Interview Questions
Question 1: Optimizing Flink Queries
Which of the following are distinct, effective, and commonly recommended ways to optimize a Flink query? (Select 2)
- Filter later on in the query to reduce data shuffling.
- Enable nested message grouping.
- Minimize retraction cost by preferring append-only sinks.
- Reduce data shuffling by filtering early.
Correct Answers: 3 and 4
Technical Explanation
- Filtering Early (4): This is a fundamental optimization known as "Predicate Pushdown." By filtering data as close to the source as possible, you reduce the number of records that need to be serialized, sent over the network (shuffled), and processed by downstream operators.
- Append-only Sinks (3): In Flink SQL/Table API, updates and deletes are handled via "retractions." Processing retractions is computationally expensive and state-heavy. Using append-only streams/sinks avoids the overhead of managing these "undo" messages.
- Why 1 is wrong: Filtering later is inefficient; you've already paid the "cost" of moving that data through the pipeline.
Question 2: The Role of Watermarks
What is the primary role of a watermark in Apache Flink?

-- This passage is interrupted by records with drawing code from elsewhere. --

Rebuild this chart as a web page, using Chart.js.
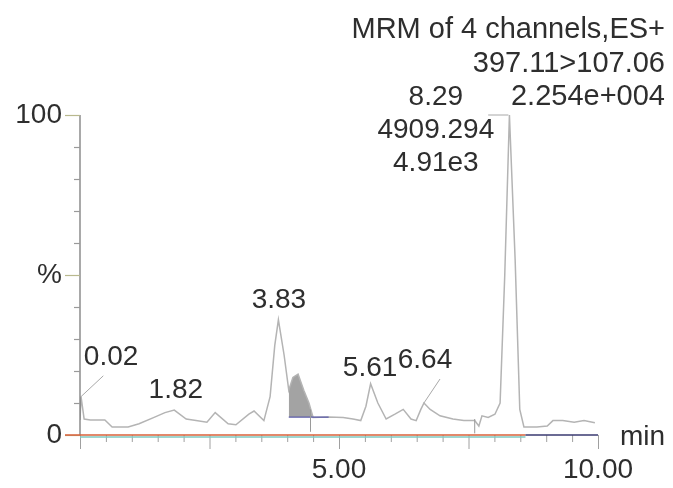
<!DOCTYPE html>
<html>
<head>
<meta charset="utf-8">
<script src="https://cdn.jsdelivr.net/npm/chart.js@4/dist/chart.umd.min.js"></script>
<style>
html,body{margin:0;padding:0;background:#fff;}
#c{display:block;}
</style>
</head>
<body>
<canvas id="c" width="673" height="488"></canvas>
<script>
// ---- data (retention time in min, relative intensity in %) ----
const times = [0.0,0.02,0.08,0.2,0.48,0.62,0.93,1.14,1.43,1.64,1.82,2.05,2.24,2.45,2.61,2.86,3.01,3.26,3.36,3.55,3.67,3.76,3.83,3.94,4.03,4.11,4.21,4.32,4.42,4.5,4.8,5.08,5.27,5.42,5.52,5.61,5.75,5.91,6.08,6.24,6.39,6.49,6.58,6.64,6.76,6.95,7.2,7.41,7.62,7.7,7.76,7.88,8.01,8.11,8.2,8.29,8.4,8.49,8.57,8.82,9.02,9.13,9.32,9.54,9.73,9.94];
const intensity = [4.7,12,5,4.7,4.7,2.5,2.5,3.5,5.5,7,7.8,5,4.5,4,7,3.5,3.2,6.5,7.5,4.5,12,28,36,25,14,18,19,14,10,5.5,5.6,5.5,5,4.5,9,16,10,5,6.5,8,5,4.5,8,10,8,6,5,4.5,4.5,2.8,6,5.5,6.5,10,50,100,55,8,2.5,2.5,2.8,4.5,4.5,4,4.5,3.8];
const shadeRange = [4.03, 4.5];
const integrationBaseline = 5.6;
const integrationRange = [4.03, 4.8];
const peakTimes = [0.02, 1.82, 3.83, 5.61, 6.64, 8.29];
const peakLabels = ['0.02', '1.82', '3.83', '5.61', '6.64', '8.29'];
const mainPeakInfo = ['4909.294', '4.91e3'];
const headerLines = ['MRM of 4 channels,ES+', '397.11>107.06', '2.254e+004'];
const xTickLabels = {5: '5.00', 10: '10.00'};
const yTickLabels = {0: '0', 50: '%', 100: '100'};
const xUnit = 'min';

// ---- derived datasets ----
const trace = times.map((t, i) => ({x: t, y: intensity[i]}));
const shade = trace.filter(p => p.x >= shadeRange[0] && p.x <= shadeRange[1]);
const integ = integrationRange.map(t => ({x: t, y: integrationBaseline}));

const FONT = "'Liberation Sans', Arial, sans-serif";
const FS = 28;
const TXT = '#2e2e2e';

// label placement (data units) for annotations
const labelPos = {
  '0.02': {x: 0.6, y: 24.4, lead: [[0.02, 12], [0.45, 18.5]]},
  '1.82': {x: 1.85, y: 14},
  '3.83': {x: 3.84, y: 42},
  '5.61': {x: 5.6, y: 21},
  '6.64': {x: 6.66, y: 23.4, lead: [[6.64, 10], [6.95, 17.5]]},
  '8.29': {x: 6.87, y: 105.6, lead: [[7.88, 100], [8.27, 100]]}
};

const decor = {
  id: 'decor',
  afterDraw(chart) {
    const ctx = chart.ctx, xs = chart.scales.x, ys = chart.scales.y;
    const X = v => xs.getPixelForValue(v), Y = v => ys.getPixelForValue(v);
    ctx.save();
    // y axis line
    ctx.strokeStyle = '#6f6f6f'; ctx.lineWidth = 1.2;
    ctx.beginPath(); ctx.moveTo(X(0), Y(100)); ctx.lineTo(X(0), Y(0)); ctx.stroke();
    // y ticks
    for (let v = 0; v <= 100; v += 10) {
      const major = v % 50 === 0;
      ctx.strokeStyle = major ? '#b9b98e' : '#9a9a9a';
      ctx.beginPath();
      ctx.moveTo(X(0) - (major ? 15 : 6), Y(v) + 0.5);
      ctx.lineTo(X(0), Y(v) + 0.5);
      ctx.stroke();
    }
    // x ticks
    ctx.strokeStyle = '#a0a0a0'; ctx.lineWidth = 1;
    for (let i = 0; i <= 20; i++) {
      const t = i * 0.5;
      const major = i % 5 === 0;
      ctx.beginPath();
      ctx.moveTo(X(t) + 0.5, Y(0));
      ctx.lineTo(X(t) + 0.5, Y(0) + (major ? 14 : 7));
      ctx.stroke();
    }
    // x axis line (coloured overlays like the original)
    ctx.lineWidth = 1.4;
    ctx.strokeStyle = '#7fc8c0';
    ctx.beginPath(); ctx.moveTo(X(0), Y(0) + 2); ctx.lineTo(X(8.6), Y(0) + 2); ctx.stroke();
    ctx.strokeStyle = '#d9603a';
    ctx.beginPath(); ctx.moveTo(X(0) - 15, Y(0)); ctx.lineTo(X(8.6), Y(0)); ctx.stroke();
    ctx.strokeStyle = '#3a3a70';
    ctx.beginPath(); ctx.moveTo(X(8.6), Y(0)); ctx.lineTo(X(10), Y(0)); ctx.stroke();
    // markers
    ctx.strokeStyle = '#9a9a9a'; ctx.lineWidth = 1;
    [[4.45, 8, 1], [7.62, 5, 0.5]].forEach(m => {
      ctx.beginPath(); ctx.moveTo(X(m[0]), Y(m[1])); ctx.lineTo(X(m[0]), Y(m[2])); ctx.stroke();
    });
    // leaders
    ctx.strokeStyle = '#a8a8a8'; ctx.lineWidth = 1;
    Object.values(labelPos).forEach(p => {
      if (!p.lead) return;
      ctx.beginPath();
      ctx.moveTo(X(p.lead[0][0]), Y(p.lead[0][1]));
      ctx.lineTo(X(p.lead[1][0]), Y(p.lead[1][1]));
      ctx.stroke();
    });
    // peak labels
    ctx.fillStyle = TXT; ctx.font = FS + 'px ' + FONT;
    ctx.textAlign = 'center'; ctx.textBaseline = 'middle';
    peakLabels.forEach(l => {
      const p = labelPos[l];
      ctx.fillText(l, X(p.x), Y(p.y));
    });
    const mp = labelPos['8.29'];
    mainPeakInfo.forEach((s, i) => ctx.fillText(s, X(mp.x), Y(mp.y) + 33 * (i + 1)));
    // header
    ctx.textAlign = 'right';
    ctx.font = '29px ' + FONT;
    headerLines.forEach((s, i) => ctx.fillText(s, 665, 30 + 33.5 * i));
    // unit
    ctx.font = FS + 'px ' + FONT;
    ctx.textAlign = 'left';
    ctx.fillText(xUnit, 620, Y(0) + 2);
    ctx.restore();
  }
};

new Chart(document.getElementById('c'), {
  type: 'line',
  data: {
    datasets: [
      {data: trace, borderColor: '#b4b4b4', borderWidth: 1.5, pointRadius: 0, tension: 0, fill: false, order: 1},
      {data: shade, borderColor: 'rgba(0,0,0,0)', backgroundColor: '#a3a3a3', pointRadius: 0, tension: 0, fill: {value: integrationBaseline}, order: 2},
      {data: integ, borderColor: '#5a5aa8', borderWidth: 1.2, pointRadius: 0, fill: false, order: 0}
    ]
  },
  options: {
    responsive: false,
    animation: false,
    devicePixelRatio: 1,
    layout: {padding: {left: 0, top: 115, right: 75, bottom: 0}},
    plugins: {legend: {display: false}, tooltip: {enabled: false}},
    scales: {
      x: {
        type: 'linear', min: 0, max: 10,
        grid: {display: false, drawTicks: false},
        border: {display: false},
        ticks: {
          stepSize: 5, autoSkip: false, maxRotation: 0, padding: 18,
          color: TXT, font: {family: FONT, size: FS},
          callback: v => xTickLabels[v] || ''
        },
        afterFit: s => { s.height = 53; }
      },
      y: {
        min: 0, max: 100,
        grid: {display: false, drawTicks: false},
        border: {display: false},
        ticks: {
          stepSize: 50, padding: 18,
          color: TXT, font: {family: FONT, size: FS},
          callback: v => yTickLabels[v] !== undefined ? yTickLabels[v] : ''
        },
        afterFit: s => { s.width = 80; }
      }
    }
  },
  plugins: [decor]
});
</script>
</body>
</html>
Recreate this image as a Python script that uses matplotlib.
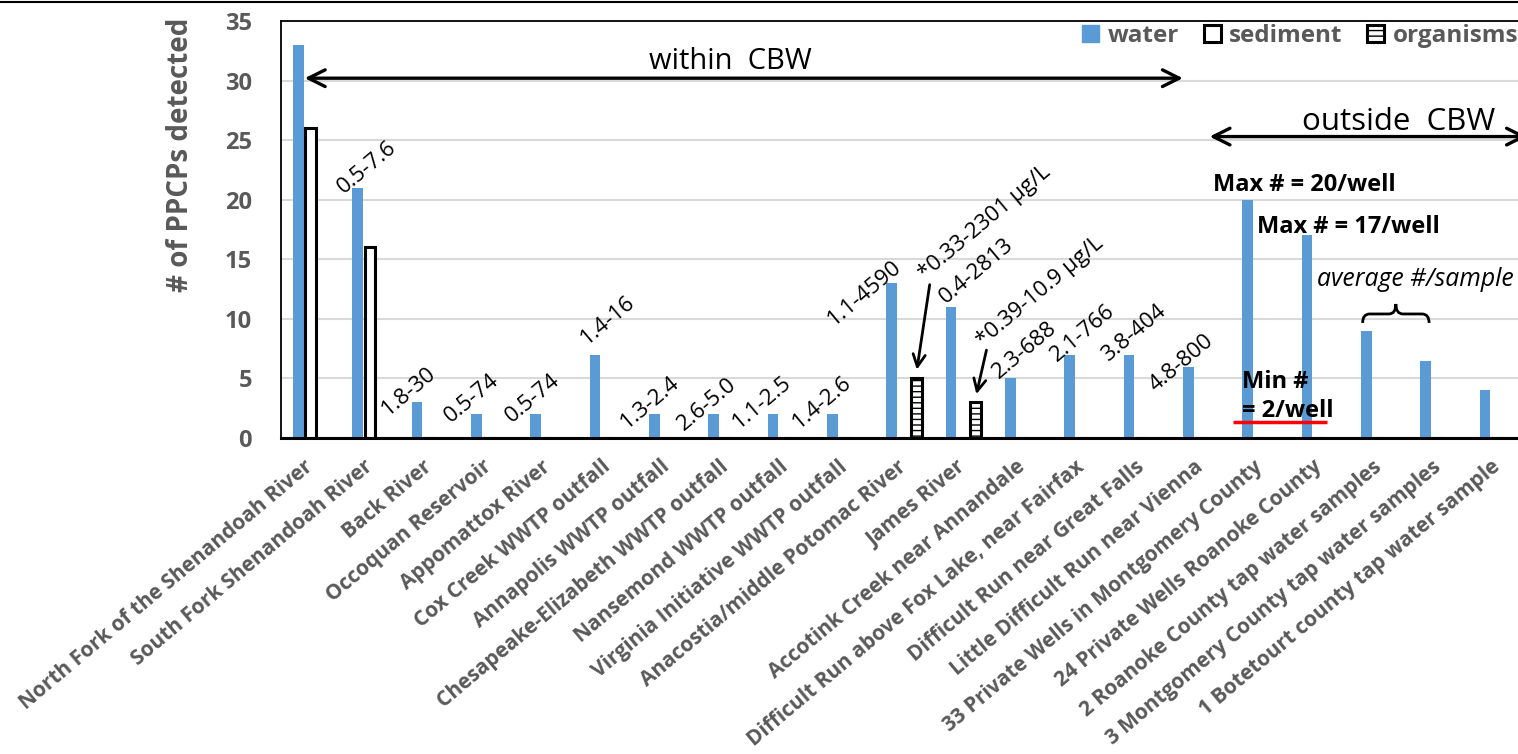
import numpy as np
import matplotlib
matplotlib.use("Agg")
import matplotlib.pyplot as plt
from matplotlib.patches import Patch, PathPatch
from matplotlib.path import Path
from matplotlib.lines import Line2D

plt.rcParams["font.family"] = ["Open Sans", "DejaVu Sans"]
plt.rcParams["hatch.linewidth"] = 1.0

sites = ["North Fork of the Shenandoah River", "South Fork Shenandoah River", "Back River",
         "Occoquan Reservoir", "Appomattox River", "Cox Creek WWTP outfall",
         "Annapolis WWTP outfall", "Chesapeake-Elizabeth WWTP outfall", "Nansemond WWTP outfall",
         "Virginia Initiative WWTP outfall", "Anacostia/middle Potomac River", "James River",
         "Accotink Creek near Annandale", "Difficult Run above Fox Lake, near Fairfax",
         "Difficult Run near Great Falls", "Little Difficult Run near Vienna",
         "33 Private Wells in Montgomery County", "24 Private Wells Roanoke County",
         "2 Roanoke County tap water samples", "3 Montgomery County tap water samples",
         "1 Botetourt county tap water sample"]
water = [33, 21, 3, 2, 2, 7, 2, 2, 2, 2, 13, 11, 5, 7, 7, 6, 20, 17, 9, 6.5, 4]
sediment = [26, 16] + [0] * 19
organisms = [0] * 10 + [5, 3] + [0] * 9

# concentration ranges written over the water bars (site index, text)
ranges = [(1, "0.5-7.6"), (2, "1.8-30"), (3, "0.5-74"), (4, "0.5-74"), (5, "1.4-16"),
          (6, "1.3-2.4"), (7, "2.6-5.0"), (8, "1.1-2.5"), (9, "1.4-2.6"), (10, "1.1-4590"),
          (11, "0.4-2813"), (12, "2.3-688"), (13, "2.1-766"), (14, "3.8-404"), (15, "4.8-800")]
# where each range label sits: (x shift from site, height)
range_pos = [(-0.05, 22.7), (-0.34, 3.95), (-0.28, 3.3), (-0.25, 3.35), (0.01, 9.9),
             (-0.28, 2.95), (-0.32, 2.85), (-0.39, 3.0), (-0.38, 3.0), (-0.67, 12.2),
             (0.23, 14.0), (0.04, 7.4), (0.02, 8.8), (-0.13, 8.8), (-0.33, 6.3)]

BLUE = "#5B9BD5"
GRAY = "#595959"
W = 0.18
OFF = 0.21
LAB = 16

fig = plt.figure(figsize=(15.18, 7.54), dpi=100)
ax = fig.add_axes([281 / 1518, 1 - 438 / 754, 1246 / 1518, 417 / 754])
x = np.arange(len(sites))

ax.bar(x - OFF, water, W, color=BLUE, zorder=3)
ax.bar(x, sediment, W, facecolor="white", edgecolor="black", linewidth=2.2, zorder=3)
org = np.array(organisms, float)
ax.bar(x[org > 0] + OFF, org[org > 0], W, facecolor="white", edgecolor="black",
       linewidth=2.2, hatch="---", zorder=3)

ax.set_xlim(-0.5, 20.5)
ax.set_ylim(0, 35)
ax.set_yticks(range(0, 36, 5))
ax.grid(axis="y", color="#d9d9d9", lw=1.5, zorder=0)
ax.set_axisbelow(True)
for s in ["top", "left"]:
    ax.spines[s].set_linewidth(1.3)
ax.spines["bottom"].set_linewidth(2.2)
ax.spines["bottom"].set_zorder(5)
ax.spines["right"].set_visible(False)
ax.tick_params(length=0)
ax.tick_params(axis="y", pad=21, labelsize=17, labelcolor=GRAY)
ax.tick_params(axis="x", pad=19, labelsize=15, labelcolor=GRAY)
for t in ax.get_yticklabels():
    t.set_fontweight("bold")
ax.set_xticks(x)
ax.set_xticklabels(sites, rotation=40, ha="right", va="center", rotation_mode="anchor",
                   fontweight="bold")

fig.text(180 / 1518, 1 - 155 / 754, "# of PPCPs detected", rotation=90, ha="center",
         va="center", fontsize=20, fontweight="bold", color=GRAY)

for (i, lab), (dx, yy) in zip(ranges, range_pos):
    ax.text(i + dx, yy, lab, rotation=40, ha="center", va="center", fontsize=LAB)

# organism concentration notes with arrows to the hatched bars
ax.text(11.36, 18.1, "*0.33-2301 µg/L", rotation=40, ha="center", va="center", fontsize=LAB)
ax.text(12.29, 12.3, "*0.39-10.9 µg/L", rotation=40, ha="center", va="center", fontsize=LAB)
ax.annotate("", xy=(10 + OFF, organisms[10] + 0.5), xytext=(10.44, 13.1),
            arrowprops=dict(arrowstyle="->", lw=2, color="black", mutation_scale=22))
ax.annotate("", xy=(11 + OFF, organisms[11] + 0.45), xytext=(11.40, 7.6),
            arrowprops=dict(arrowstyle="->", lw=2, color="black", mutation_scale=22))

# region arrows
ax.annotate("", xy=(-0.1, 30.2), xytext=(14.7, 30.2),
            arrowprops=dict(arrowstyle="<->", lw=2.4, color="black", mutation_scale=30,
                            shrinkA=0, shrinkB=0))
ax.text(7.07, 31.6, "within  CBW", ha="center", va="center", fontsize=21)
ax.annotate("", xy=(15.15, 25.3), xytext=(20.5, 25.3), annotation_clip=False,
            arrowprops=dict(arrowstyle="<->", lw=2.4, color="black", mutation_scale=30,
                            shrinkA=0, shrinkB=0))
ax.text(18.33, 26.5, "outside  CBW", ha="center", va="center", fontsize=22.5)

ax.text(15.21, 21.25, "Max # = 20/well", ha="left", va="center", fontsize=17, fontweight="bold")
ax.text(15.95, 17.7, "Max # = 17/well", ha="left", va="center", fontsize=17, fontweight="bold")
ax.text(15.69, 4.7, "Min #", ha="left", va="center", fontsize=17, fontweight="bold")
ax.text(15.69, 2.3, "= 2/well", ha="left", va="center", fontsize=17, fontweight="bold")
ax.plot([15.54, 17.13], [1.35, 1.35], color="red", lw=2.5, zorder=6, solid_capstyle="butt")
ax.text(16.96, 13.3, "average #/sample", ha="left", va="center", fontsize=17.8,
        style="italic")

# curly brace over the tap water bars
x0, x1, ye, ym, yt, r = 17.73, 18.85, 9.66, 10.41, 11.25, 0.12
xm = (x0 + x1) / 2
verts = [(x0, ye), (x0, ym), (x0 + r, ym), (xm - r, ym), (xm, ym), (xm, yt),
         (xm, ym), (xm + r, ym), (x1 - r, ym), (x1, ym), (x1, ye)]
codes = [Path.MOVETO, Path.CURVE3, Path.CURVE3, Path.LINETO, Path.CURVE3, Path.CURVE3,
         Path.CURVE3, Path.CURVE3, Path.LINETO, Path.CURVE3, Path.CURVE3]
ax.add_patch(PathPatch(Path(verts, codes), facecolor="none", edgecolor="black", lw=2))

handles = [Patch(facecolor=BLUE, edgecolor=BLUE),
           Patch(facecolor="white", edgecolor="black", linewidth=2.2),
           Patch(facecolor="white", edgecolor="black", linewidth=2.2, hatch="---")]
leg = fig.legend(handles, ["water", "sediment", "organisms"], loc="upper right",
                 bbox_to_anchor=(1.0, 0.968), ncol=3, frameon=False, handlelength=0.7,
                 handleheight=0.7, handletextpad=0.35, columnspacing=1.0,
                 prop=dict(size=17.5, weight="bold"), borderaxespad=0, borderpad=0)
for t in leg.get_texts():
    t.set_color(GRAY)

fig.add_artist(Line2D([0, 1], [0.998, 0.998], color="black", lw=1.5,
                      transform=fig.transFigure))

fig.savefig("out.png", dpi=100)
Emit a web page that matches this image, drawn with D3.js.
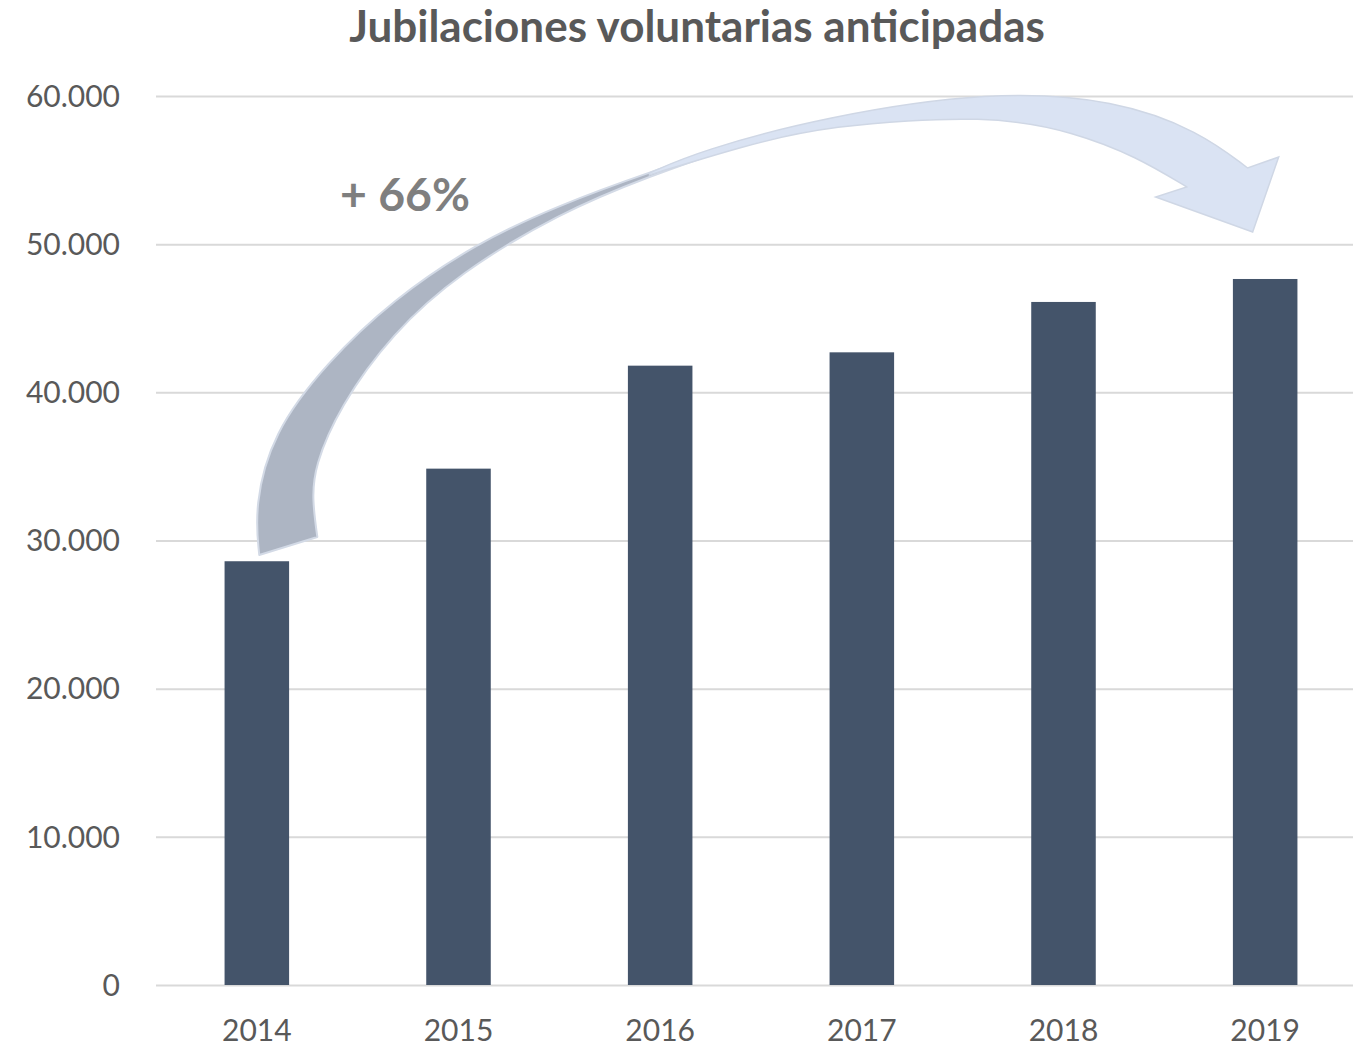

- To calculate the latency between the source and the sink operators.
- To define the maximum throughput for a stream partition.
- To measure the progress of checkpointing.
- To measure the progress of event time and signal when time-based operations can be finalized.
Correct Answer: 4
Technical Explanation
In stream processing, events can arrive out of order. Watermarks are special markers embedded in the stream that act as a clock. A watermark with timestamp T tells Flink: "We are reasonably sure no more events with a timestamp older than T will arrive." This allows Flink to close time windows and trigger computations for event-time operations.
Question 3: Data Shuffling Strategies
When performing a stateful operation like a GROUP BY in Flink, which data shuffling strategy is required to ensure all related events are processed together by the same task?
- Broadcast
- Embarrassingly parallel (forwarded)
- Round-robin
- Key-partitioned
Correct Answer: 4
Technical Explanation
To perform an aggregation (like SUM or COUNT) on a specific key, all records sharing that key must reside on the same physical operator instance. Key-partitioning (triggered by keyBy() in DataStream or GROUP BY in SQL) uses a hash function to route data.
- Key-partitioning Formula:
shard = hash(key) mod{parallelism}
This ensures that "User A" always goes to "Task 1," allowing "Task 1" to maintain an accurate running total in its local state.
Question 4: Scalability Bottlenecks
What can prevent a key-partitioned Flink job from scaling effectively, even when parallelism is increased?
- High event latency
- Schema evolution
- High key cardinality
- Data skew
Correct Answer: 4
Technical Explanation
Data Skew occurs when a single key has significantly more events than others (e.g., in a social media app, a celebrity's ID will have millions more interactions than an average user). Because Flink maps one key to exactly one parallel subtask, that specific subtask becomes a bottleneck. Even if you increase parallelism to 1,000, the one subtask handling the "hot key" will still be overwhelmed while the others sit idle.
Note: High key cardinality (C) actually helps scaling, as it allows for a more even distribution across tasks.
Question 5: Flink APIs
What are the different APIs exposed by Apache Flink? (Select 3)
- GraphStream API
- Flink SQL
- DataFrame API
- Table API
- DataStream API
Correct Answers: 2, 4, and 5
Technical Explanation
Apache Flink offers a layered API stack:
- SQL: The highest-level API, using standard SQL syntax.
- Table API: A declarative DSL (Domain Specific Language) that looks like SQL but is integrated into Java/Python/Scala code.
- DataStream API: The core API for low-level control over state and time.
- (Bonus) ProcessFunction: The lowest level, providing the most granular control.
DataFrame API is a Spark concept, and while Flink has a similar "Table" concept, it is not officially called the DataFrame API.
Question 6: Stateful vs. Stateless Queries
What is the difference between a stateful and stateless Flink query?
- It is not possible to have a stateful Flink query; queries are always stateless.
- A stateful query has context about events that were processed previously while a stateless query does not.
- A stateless query has context about events that were processed previously while a stateful query does not.
- There are no differences between stateless and stateful Flink queries.
Correct Answer: 2
Technical Explanation
In stream processing, state is the "memory" of the application.
- Stateless Operations: These process each event independently. For example, a
MAPtransformation that converts a string to uppercase doesn't need to know what the previous string was. - Stateful Operations: These require information from previous events to produce a result. Examples include aggregations (SUM, COUNT), joining two streams, or detecting a pattern (CEP). Without state, Flink would "forget" the running total as soon as an event passed through.